Mandiant also highlights the fact that “it is important to have the ability to clearly convey judgements using probabilistic language so judgements can be uncoupled from facts and direct observations. Of related importance is the ability to use precise language to ensure the intended message is properly conveyed and does not prompt unnecessary alarm.”
It is necessary to know the different ways of sharing information between machines but also with specific information sharing groups and private-public information sharing and analysis centers and organizations (ISACs and ISAOs).
Finally, familiarity with cyber policy and law enforcement mechanisms is needed, helping to counter cyber actions like takedowns, sanctions and public awareness messages.
Teamwork and emotional intelligence
Individuals’ unique characteristics help provide peer mentoring and bring opportunities in filling knowledge and gaps while building cohesion and trust as teams work together.
Being able to work with stakeholders to collect information about their business operations can also help threat intelligence.
The core skills of emotional intelligence are self-awareness, self-control, social awareness and relationship management.
Business acumen
The ability to understand a company’s environment, mission, vision and goals can influence the organization’s cyber risk exposure. A CTI analyst might be required to provide an assessment on possible risk exposure change, or evaluate outcomes from threat intelligence.
Pillar 3: Technical literacy
Enterprise IT networks
It is necessary to understand operating systems and networks principles at all levels: File storage, access management, log files policies, security policies, protocols used to share information between computers, et cetera.
Cybersecurity ecosystem
The core concepts, components and conventions associated with cyberdefense and cybersecurity should be identified, and a strong knowledge of industry best practices and frameworks is mandatory. Another core tenet is how defensive approaches and technology align to at least one of the five cyber defense phases: Identify, protect, detect, respond and recover.
Key concepts to know here are identity and access management and control, network segmentation, cryptography use cases, firewalls, endpoint detection and response. signature and behavior based detections, threat hunting and incident response, and red and purple teams.
One should develop a business continuity plan, disaster recovery plan and incident response plan.
Organizational cybersecurity roles and responsibilities
This part is all about understanding the role and responsibilities of everyone involved: Reverse engineers, security operation center analysts, security architects, IT support and helpdesk members, red/blue/purple teams, chief privacy officers and more.
Pillar 4: Cyber threat proficiency
Drivers of offensive operations
Offensive operations need to be based on finite resources to outsource elements of the cyber program to purchase operational tools, enlist contractor support or purchase criminal capabilities. Organizational composition and constituent job functions also need to be defined clearly.

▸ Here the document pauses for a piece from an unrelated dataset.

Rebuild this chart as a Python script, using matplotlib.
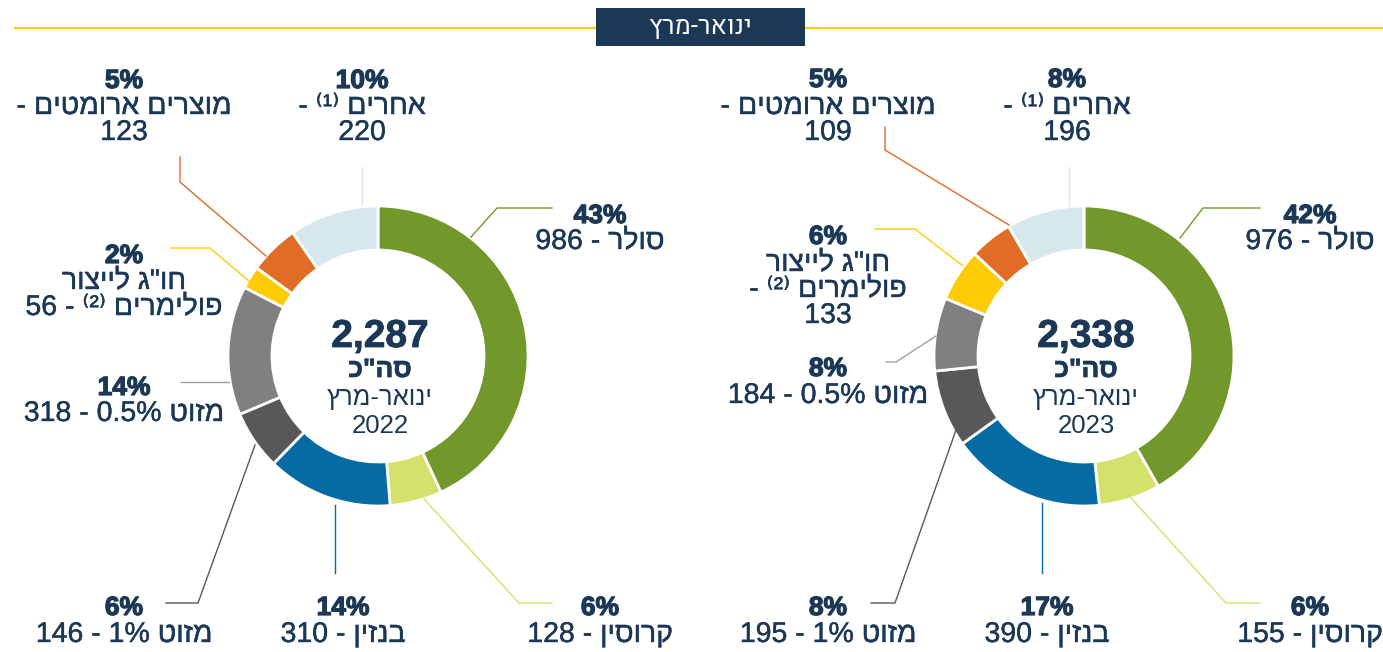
import re
import matplotlib
matplotlib.use("Agg")
import matplotlib.pyplot as plt
import matplotlib.patheffects as pe
from matplotlib.patches import Rectangle

# data (thousand tons), clockwise from 12 o'clock
categories = ["סולר", "קרוסין", "בנזין", "מזוט 1%", "מזוט 0.5%", "חו\"ג לייצור פולימרים", "מוצרים ארומטים", "אחרים"]
values_2022 = [986, 128, 310, 146, 318, 56, 123, 220]
values_2023 = [976, 155, 390, 195, 184, 133, 109, 196]
pct_2022 = [43, 6, 14, 6, 14, 2, 5, 10]
pct_2023 = [42, 6, 17, 8, 8, 6, 5, 8]
years = ["2022", "2023"]
period = "ינואר-מרץ"
total_label = "סה\"כ"

colors = ["#72972a", "#d4e16a", "#066ba3", "#58585a", "#808080", "#ffcb05", "#e06c26", "#d6e8ed"]
line_colors = ["#72972a", "#d4e16a", "#066ba3", "#58585a", "#a0a0a0", "#ffcb05", "#e06c26", "#d6e8ed"]

# label text (logical order), {v} = value
lines_2022 = [["סולר - {v}"], ["קרוסין - {v}"], ["בנזין - {v}"], ["מזוט 1% - {v}"],
              ["מזוט 0.5% - {v}"], ["חו\"ג לייצור", "פולימרים ⁽²⁾ - {v}"],
              ["מוצרים ארומטים -", "{v}"], ["אחרים ⁽¹⁾ -", "{v}"]]
lines_2023 = [["סולר - {v}"], ["קרוסין - {v}"], ["בנזין - {v}"], ["מזוט 1% - {v}"],
              ["מזוט 0.5% - {v}"], ["חו\"ג לייצור", "פולימרים ⁽²⁾ -", "{v}"],
              ["מוצרים ארומטים -", "{v}"], ["אחרים ⁽¹⁾ -", "{v}"]]

W, H = 1383, 652
NAVY = "#1b3857"
REG = ["Liberation Sans", "DejaVu Sans"]
TITLE_F = ["Heebo", "Liberation Sans", "DejaVu Sans"]


def heavy(w):
    # thicken glyphs a little (no medium/black weights installed)
    return [pe.withStroke(linewidth=w, foreground=NAVY)]


def rtl(s):
    # crude visual ordering for matplotlib (no bidi support)
    r = s[::-1]
    r = re.sub(r'[0-9.,%]+', lambda m: m.group(0)[::-1], r)
    return r.translate(str.maketrans('()⁽⁾', ')(⁾⁽'))


def Y(y):
    return H - y


# layout in pixels from top-left: (x, centre y of pct, centre y of each line), leader points
layout_2022 = [
    ((600, 213, [239]), [(471, 237), (497, 208), (552, 208)]),
    ((600, 605, [632]), [(424, 499), (519, 603), (552, 603)]),
    ((343, 605, [632]), [(335, 505), (335, 573)]),
    ((124, 605, [632]), [(255, 445), (198, 603), (166, 603)]),
    ((124, 385, [411]), [(229, 382), (181, 382)]),
    ((124, 253, [279, 305]), [(250, 282), (210, 248), (171, 248)]),
    ((124, 78, [104, 130]), [(266, 256), (180, 182), (180, 157)]),
    ((362, 78, [104, 130]), [(362, 205), (362, 167)]),
]
layout_2023 = [
    ((1310, 213, [239]), [(1180, 238), (1203, 208), (1260, 208)]),
    ((1310, 605, [632]), [(1131, 498), (1226, 603), (1260, 603)]),
    ((1047, 605, [632]), [(1042, 503), (1042, 573)]),
    ((828, 605, [632]), [(956, 430), (895, 603), (871, 603)]),
    ((828, 366, [393]), [(936, 336), (896, 362), (886, 362)]),
    ((828, 234, [261, 287, 313]), [(963, 266), (915, 229), (875, 229)]),
    ((828, 77, [104, 130]), [(1009, 225), (885, 150), (885, 127)]),
    ((1067, 77, [104, 130]), [(1069, 206), (1069, 167)]),
]

fig = plt.figure(figsize=(W / 100, H / 100), dpi=100)
ax = fig.add_axes([0, 0, 1, 1])

charts = [(values_2022, pct_2022, lines_2022, layout_2022, (378, 356), years[0]),
          (values_2023, pct_2023, lines_2023, layout_2023, (1084, 356), years[1])]

for vals, pcts, lines, lay, (cx, cy), yr in charts:
    ax.pie(vals, colors=colors, center=(cx, Y(cy)), radius=150, startangle=90,
           counterclock=False, wedgeprops=dict(width=44, edgecolor="white", linewidth=2))
    for i in range(len(vals)):
        (tx, ty, ly), pts = lay[i]
        ax.plot([p[0] for p in pts], [Y(p[1]) for p in pts], color=line_colors[i], lw=1.0, zorder=1)
        ax.text(tx, Y(ty + 10), "%d%%" % pcts[i], ha="center", va="baseline", fontsize=19,
                fontweight="bold", family=REG, color=NAVY, path_effects=heavy(0.9))
        for txt, yy in zip(lines[i], ly):
            ax.text(tx, Y(yy + 10), rtl(txt.format(v=vals[i])), ha="center", va="baseline",
                    fontsize=20.5, family=REG, color=NAVY, path_effects=heavy(0.3))
    total = sum(vals)
    ax.text(cx + 2, Y(347), "{:,}".format(total), ha="center", va="baseline", fontsize=28,
            fontweight="bold", family=REG, color=NAVY, path_effects=heavy(0.6))
    ax.text(cx + 2, Y(377), rtl(total_label), ha="center", va="baseline", fontsize=19,
            fontweight="bold", family=REG, color=NAVY, path_effects=heavy(0.5))
    ax.text(cx + 2, Y(405), rtl(period), ha="center", va="baseline", fontsize=18.5,
            family=REG, color=NAVY)
    ax.text(cx + 2, Y(433), yr, ha="center", va="baseline", fontsize=18.5,
            family=REG, color=NAVY)

# header
ax.plot([15, W], [Y(28), Y(28)], color="#f8cc1b", lw=1.6, zorder=2)
ax.add_patch(Rectangle((596, Y(46)), 209, 38, facecolor=NAVY, edgecolor="none", zorder=3))
ax.text(700, Y(27), rtl(period), ha="center", va="center", fontsize=18.5,
        family=TITLE_F, color="white", zorder=4)

ax.set_xlim(0, W)
ax.set_ylim(0, H)
ax.set_aspect("equal")
ax.axis("off")
fig.savefig("out.png", dpi=100)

The secondary tenet of this competency is to identify the motivations behind the threat actor.
Mandiant reports that “a keen understanding of acceptable operations undertaken during peacetime and how this shifts during a wartime is critical.”
Threat concepts and frameworks
Identify and apply appropriate CTI terms and frameworks to track and communicate adversary capabilities or activities. This competency is all about threat actor capabilities: Understanding vulnerabilities and exploits, malware, infrastructure, attribution/intrusion set clustering and naming conventions.
It is also about knowing CTI frameworks like the Cyber Kill Chain from Lockheed Martin, or MITRE’s ATT&CK framework, for example.
Threat actors and TTPs
Threat actor knowledge implies knowing threat actor naming conventions, and their TTPs. Identifying key indicators across a cyber kill chain to determine adversary operational workflows and habits is critical here.
Disclosure: I work for Trend Micro, but the views expressed in this article are mine.